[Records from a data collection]

-*-*-

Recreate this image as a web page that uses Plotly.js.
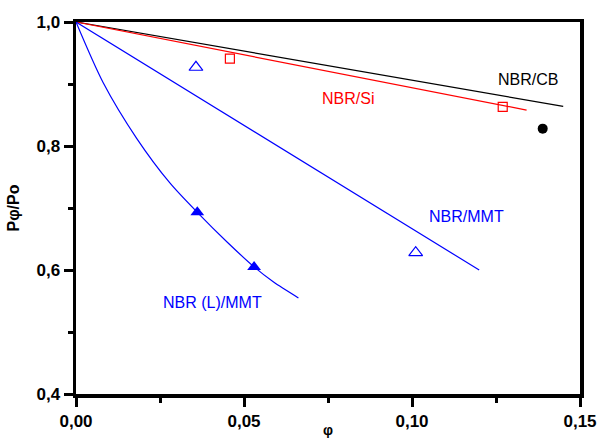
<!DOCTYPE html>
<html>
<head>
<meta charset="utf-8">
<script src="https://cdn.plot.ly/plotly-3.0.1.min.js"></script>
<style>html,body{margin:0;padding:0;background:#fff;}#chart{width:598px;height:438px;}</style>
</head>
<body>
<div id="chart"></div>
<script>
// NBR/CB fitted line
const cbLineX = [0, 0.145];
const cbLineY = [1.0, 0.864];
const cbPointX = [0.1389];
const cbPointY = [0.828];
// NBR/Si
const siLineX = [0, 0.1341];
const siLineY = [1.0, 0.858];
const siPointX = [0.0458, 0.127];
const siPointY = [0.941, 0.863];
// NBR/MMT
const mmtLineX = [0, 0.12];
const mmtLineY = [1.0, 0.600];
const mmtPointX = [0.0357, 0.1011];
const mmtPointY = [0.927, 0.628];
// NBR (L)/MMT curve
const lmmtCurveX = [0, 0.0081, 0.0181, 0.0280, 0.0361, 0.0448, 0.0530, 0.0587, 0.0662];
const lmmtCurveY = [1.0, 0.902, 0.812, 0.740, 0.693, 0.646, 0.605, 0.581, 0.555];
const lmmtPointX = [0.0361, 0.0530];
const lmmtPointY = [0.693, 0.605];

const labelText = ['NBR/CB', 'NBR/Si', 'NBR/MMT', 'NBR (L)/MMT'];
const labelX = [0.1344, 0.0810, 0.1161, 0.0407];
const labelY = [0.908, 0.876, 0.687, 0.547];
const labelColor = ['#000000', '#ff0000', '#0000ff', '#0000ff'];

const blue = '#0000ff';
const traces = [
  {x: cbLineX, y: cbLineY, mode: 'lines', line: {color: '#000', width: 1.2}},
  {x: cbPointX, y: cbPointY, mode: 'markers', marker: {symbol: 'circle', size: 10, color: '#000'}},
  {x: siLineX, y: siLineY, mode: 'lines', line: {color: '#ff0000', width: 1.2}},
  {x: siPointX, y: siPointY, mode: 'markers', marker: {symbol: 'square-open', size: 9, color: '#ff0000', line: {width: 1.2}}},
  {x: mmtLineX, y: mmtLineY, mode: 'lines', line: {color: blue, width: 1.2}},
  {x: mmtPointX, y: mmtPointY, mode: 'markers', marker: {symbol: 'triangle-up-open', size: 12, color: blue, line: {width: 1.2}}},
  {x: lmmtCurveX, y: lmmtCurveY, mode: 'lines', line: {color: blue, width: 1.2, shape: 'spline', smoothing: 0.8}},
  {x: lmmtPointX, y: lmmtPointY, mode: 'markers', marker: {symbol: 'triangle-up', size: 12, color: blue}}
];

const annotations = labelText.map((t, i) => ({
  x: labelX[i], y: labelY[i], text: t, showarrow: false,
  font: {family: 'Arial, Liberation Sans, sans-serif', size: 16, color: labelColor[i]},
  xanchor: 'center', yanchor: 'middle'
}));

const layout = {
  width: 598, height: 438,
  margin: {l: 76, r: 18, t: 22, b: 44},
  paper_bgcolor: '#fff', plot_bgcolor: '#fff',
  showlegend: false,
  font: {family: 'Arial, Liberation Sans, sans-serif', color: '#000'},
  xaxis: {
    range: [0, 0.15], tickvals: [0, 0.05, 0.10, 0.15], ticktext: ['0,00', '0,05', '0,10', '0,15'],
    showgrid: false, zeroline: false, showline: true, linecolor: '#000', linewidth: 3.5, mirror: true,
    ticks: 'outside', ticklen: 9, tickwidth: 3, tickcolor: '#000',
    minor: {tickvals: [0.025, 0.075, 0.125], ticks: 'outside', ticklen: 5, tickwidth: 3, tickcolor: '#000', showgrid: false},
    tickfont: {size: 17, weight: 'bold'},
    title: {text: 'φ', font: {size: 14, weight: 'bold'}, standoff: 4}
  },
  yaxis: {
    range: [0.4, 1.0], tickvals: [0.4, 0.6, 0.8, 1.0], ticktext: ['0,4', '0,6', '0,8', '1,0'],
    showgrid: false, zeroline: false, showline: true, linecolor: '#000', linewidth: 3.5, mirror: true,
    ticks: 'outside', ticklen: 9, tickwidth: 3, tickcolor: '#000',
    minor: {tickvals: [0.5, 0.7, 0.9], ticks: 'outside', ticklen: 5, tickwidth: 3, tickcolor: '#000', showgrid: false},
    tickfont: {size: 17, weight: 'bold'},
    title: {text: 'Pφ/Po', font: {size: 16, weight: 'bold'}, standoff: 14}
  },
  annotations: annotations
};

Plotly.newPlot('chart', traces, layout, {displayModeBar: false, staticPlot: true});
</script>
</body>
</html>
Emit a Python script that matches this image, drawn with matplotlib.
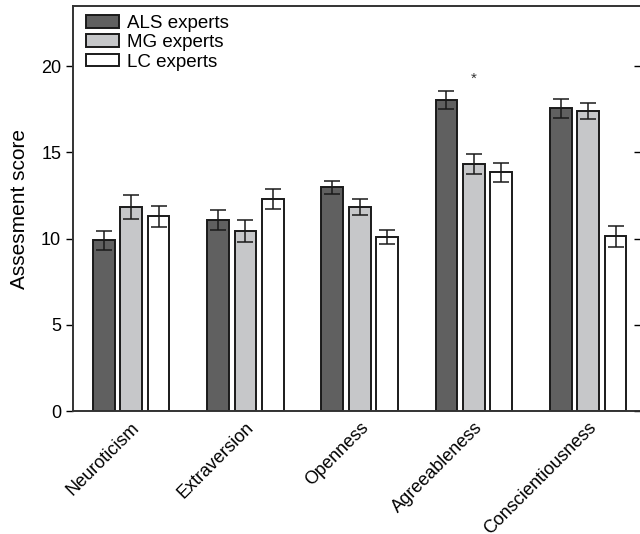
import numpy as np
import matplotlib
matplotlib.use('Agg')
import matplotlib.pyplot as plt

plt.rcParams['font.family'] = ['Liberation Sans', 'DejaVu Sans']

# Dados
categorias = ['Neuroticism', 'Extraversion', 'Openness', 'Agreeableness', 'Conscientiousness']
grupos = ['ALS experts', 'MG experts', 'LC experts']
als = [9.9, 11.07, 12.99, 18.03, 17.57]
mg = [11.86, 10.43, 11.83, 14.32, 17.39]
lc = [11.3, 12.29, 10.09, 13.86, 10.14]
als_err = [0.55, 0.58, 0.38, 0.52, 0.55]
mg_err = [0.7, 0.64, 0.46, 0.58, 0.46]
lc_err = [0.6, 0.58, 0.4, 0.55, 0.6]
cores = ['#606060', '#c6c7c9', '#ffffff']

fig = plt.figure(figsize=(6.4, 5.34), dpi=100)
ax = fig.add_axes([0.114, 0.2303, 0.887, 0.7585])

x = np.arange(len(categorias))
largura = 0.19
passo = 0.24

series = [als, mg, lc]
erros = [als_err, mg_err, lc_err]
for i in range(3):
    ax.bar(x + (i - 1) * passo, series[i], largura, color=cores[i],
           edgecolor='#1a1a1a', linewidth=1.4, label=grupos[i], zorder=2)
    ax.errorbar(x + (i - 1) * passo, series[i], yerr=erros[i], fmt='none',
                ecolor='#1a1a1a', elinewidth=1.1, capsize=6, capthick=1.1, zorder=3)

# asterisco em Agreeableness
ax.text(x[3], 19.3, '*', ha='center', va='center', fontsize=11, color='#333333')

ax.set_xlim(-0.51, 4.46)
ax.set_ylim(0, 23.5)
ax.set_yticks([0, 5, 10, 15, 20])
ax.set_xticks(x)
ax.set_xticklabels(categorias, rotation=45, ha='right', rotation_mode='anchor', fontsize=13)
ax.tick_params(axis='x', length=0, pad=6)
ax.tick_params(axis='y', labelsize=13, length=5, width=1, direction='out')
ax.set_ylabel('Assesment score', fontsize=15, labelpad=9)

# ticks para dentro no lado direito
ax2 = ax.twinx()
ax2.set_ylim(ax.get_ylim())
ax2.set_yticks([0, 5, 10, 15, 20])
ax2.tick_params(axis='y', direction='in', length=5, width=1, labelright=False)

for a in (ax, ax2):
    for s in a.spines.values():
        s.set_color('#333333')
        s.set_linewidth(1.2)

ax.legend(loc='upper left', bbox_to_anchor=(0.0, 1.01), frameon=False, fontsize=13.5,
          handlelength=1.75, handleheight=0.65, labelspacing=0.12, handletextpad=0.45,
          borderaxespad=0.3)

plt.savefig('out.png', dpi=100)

-*-*-

**Problem requirements**. Output all of the entries verbatim, leaving out any images.

**Response to the task**.
Recreate this image as a web page that uses Plotly.js.
<!DOCTYPE html>
<html>
<head>
<meta charset="utf-8">
<script src="https://cdn.plot.ly/plotly-3.0.1.min.js"></script>
<style>html,body{margin:0;padding:0;background:#fff;}#chart{width:598px;height:438px;}</style>
</head>
<body>
<div id="chart"></div>
<script>
// NBR/CB fitted line
const cbLineX = [0, 0.145];
const cbLineY = [1.0, 0.864];
const cbPointX = [0.1389];
const cbPointY = [0.828];
// NBR/Si
const siLineX = [0, 0.1341];
const siLineY = [1.0, 0.858];
const siPointX = [0.0458, 0.127];
const siPointY = [0.941, 0.863];
// NBR/MMT
const mmtLineX = [0, 0.12];
const mmtLineY = [1.0, 0.600];
const mmtPointX = [0.0357, 0.1011];
const mmtPointY = [0.927, 0.628];
// NBR (L)/MMT curve
const lmmtCurveX = [0, 0.0081, 0.0181, 0.0280, 0.0361, 0.0448, 0.0530, 0.0587, 0.0662];
const lmmtCurveY = [1.0, 0.902, 0.812, 0.740, 0.693, 0.646, 0.605, 0.581, 0.555];
const lmmtPointX = [0.0361, 0.0530];
const lmmtPointY = [0.693, 0.605];

const labelText = ['NBR/CB', 'NBR/Si', 'NBR/MMT', 'NBR (L)/MMT'];
const labelX = [0.1344, 0.0810, 0.1161, 0.0407];
const labelY = [0.908, 0.876, 0.687, 0.547];
const labelColor = ['#000000', '#ff0000', '#0000ff', '#0000ff'];

const blue = '#0000ff';
const traces = [
  {x: cbLineX, y: cbLineY, mode: 'lines', line: {color: '#000', width: 1.2}},
  {x: cbPointX, y: cbPointY, mode: 'markers', marker: {symbol: 'circle', size: 10, color: '#000'}},
  {x: siLineX, y: siLineY, mode: 'lines', line: {color: '#ff0000', width: 1.2}},
  {x: siPointX, y: siPointY, mode: 'markers', marker: {symbol: 'square-open', size: 9, color: '#ff0000', line: {width: 1.2}}},
  {x: mmtLineX, y: mmtLineY, mode: 'lines', line: {color: blue, width: 1.2}},
  {x: mmtPointX, y: mmtPointY, mode: 'markers', marker: {symbol: 'triangle-up-open', size: 12, color: blue, line: {width: 1.2}}},
  {x: lmmtCurveX, y: lmmtCurveY, mode: 'lines', line: {color: blue, width: 1.2, shape: 'spline', smoothing: 0.8}},
  {x: lmmtPointX, y: lmmtPointY, mode: 'markers', marker: {symbol: 'triangle-up', size: 12, color: blue}}
];

const annotations = labelText.map((t, i) => ({
  x: labelX[i], y: labelY[i], text: t, showarrow: false,
  font: {family: 'Arial, Liberation Sans, sans-serif', size: 16, color: labelColor[i]},
  xanchor: 'center', yanchor: 'middle'
}));

const layout = {
  width: 598, height: 438,
  margin: {l: 76, r: 18, t: 22, b: 44},
  paper_bgcolor: '#fff', plot_bgcolor: '#fff',
  showlegend: false,
  font: {family: 'Arial, Liberation Sans, sans-serif', color: '#000'},
  xaxis: {
    range: [0, 0.15], tickvals: [0, 0.05, 0.10, 0.15], ticktext: ['0,00', '0,05', '0,10', '0,15'],
    showgrid: false, zeroline: false, showline: true, linecolor: '#000', linewidth: 3.5, mirror: true,
    ticks: 'outside', ticklen: 9, tickwidth: 3, tickcolor: '#000',
    minor: {tickvals: [0.025, 0.075, 0.125], ticks: 'outside', ticklen: 5, tickwidth: 3, tickcolor: '#000', showgrid: false},
    tickfont: {size: 17, weight: 'bold'},
    title: {text: 'φ', font: {size: 14, weight: 'bold'}, standoff: 4}
  },
  yaxis: {
    range: [0.4, 1.0], tickvals: [0.4, 0.6, 0.8, 1.0], ticktext: ['0,4', '0,6', '0,8', '1,0'],
    showgrid: false, zeroline: false, showline: true, linecolor: '#000', linewidth: 3.5, mirror: true,
    ticks: 'outside', ticklen: 9, tickwidth: 3, tickcolor: '#000',
    minor: {tickvals: [0.5, 0.7, 0.9], ticks: 'outside', ticklen: 5, tickwidth: 3, tickcolor: '#000', showgrid: false},
    tickfont: {size: 17, weight: 'bold'},
    title: {text: 'Pφ/Po', font: {size: 16, weight: 'bold'}, standoff: 14}
  },
  annotations: annotations
};

Plotly.newPlot('chart', traces, layout, {displayModeBar: false, staticPlot: true});
</script>
</body>
</html>
Emit a Python script that matches this image, drawn with matplotlib.
import numpy as np
import matplotlib
matplotlib.use('Agg')
import matplotlib.pyplot as plt

plt.rcParams['font.family'] = ['Liberation Sans', 'DejaVu Sans']

# Dados
categorias = ['Neuroticism', 'Extraversion', 'Openness', 'Agreeableness', 'Conscientiousness']
grupos = ['ALS experts', 'MG experts', 'LC experts']
als = [9.9, 11.07, 12.99, 18.03, 17.57]
mg = [11.86, 10.43, 11.83, 14.32, 17.39]
lc = [11.3, 12.29, 10.09, 13.86, 10.14]
als_err = [0.55, 0.58, 0.38, 0.52, 0.55]
mg_err = [0.7, 0.64, 0.46, 0.58, 0.46]
lc_err = [0.6, 0.58, 0.4, 0.55, 0.6]
cores = ['#606060', '#c6c7c9', '#ffffff']

fig = plt.figure(figsize=(6.4, 5.34), dpi=100)
ax = fig.add_axes([0.114, 0.2303, 0.887, 0.7585])

x = np.arange(len(categorias))
largura = 0.19
passo = 0.24

series = [als, mg, lc]
erros = [als_err, mg_err, lc_err]
for i in range(3):
    ax.bar(x + (i - 1) * passo, series[i], largura, color=cores[i],
           edgecolor='#1a1a1a', linewidth=1.4, label=grupos[i], zorder=2)
    ax.errorbar(x + (i - 1) * passo, series[i], yerr=erros[i], fmt='none',
                ecolor='#1a1a1a', elinewidth=1.1, capsize=6, capthick=1.1, zorder=3)

# asterisco em Agreeableness
ax.text(x[3], 19.3, '*', ha='center', va='center', fontsize=11, color='#333333')

ax.set_xlim(-0.51, 4.46)
ax.set_ylim(0, 23.5)
ax.set_yticks([0, 5, 10, 15, 20])
ax.set_xticks(x)
ax.set_xticklabels(categorias, rotation=45, ha='right', rotation_mode='anchor', fontsize=13)
ax.tick_params(axis='x', length=0, pad=6)
ax.tick_params(axis='y', labelsize=13, length=5, width=1, direction='out')
ax.set_ylabel('Assesment score', fontsize=15, labelpad=9)

# ticks para dentro no lado direito
ax2 = ax.twinx()
ax2.set_ylim(ax.get_ylim())
ax2.set_yticks([0, 5, 10, 15, 20])
ax2.tick_params(axis='y', direction='in', length=5, width=1, labelright=False)

for a in (ax, ax2):
    for s in a.spines.values():
        s.set_color('#333333')
        s.set_linewidth(1.2)

ax.legend(loc='upper left', bbox_to_anchor=(0.0, 1.01), frameon=False, fontsize=13.5,
          handlelength=1.75, handleheight=0.65, labelspacing=0.12, handletextpad=0.45,
          borderaxespad=0.3)

plt.savefig('out.png', dpi=100)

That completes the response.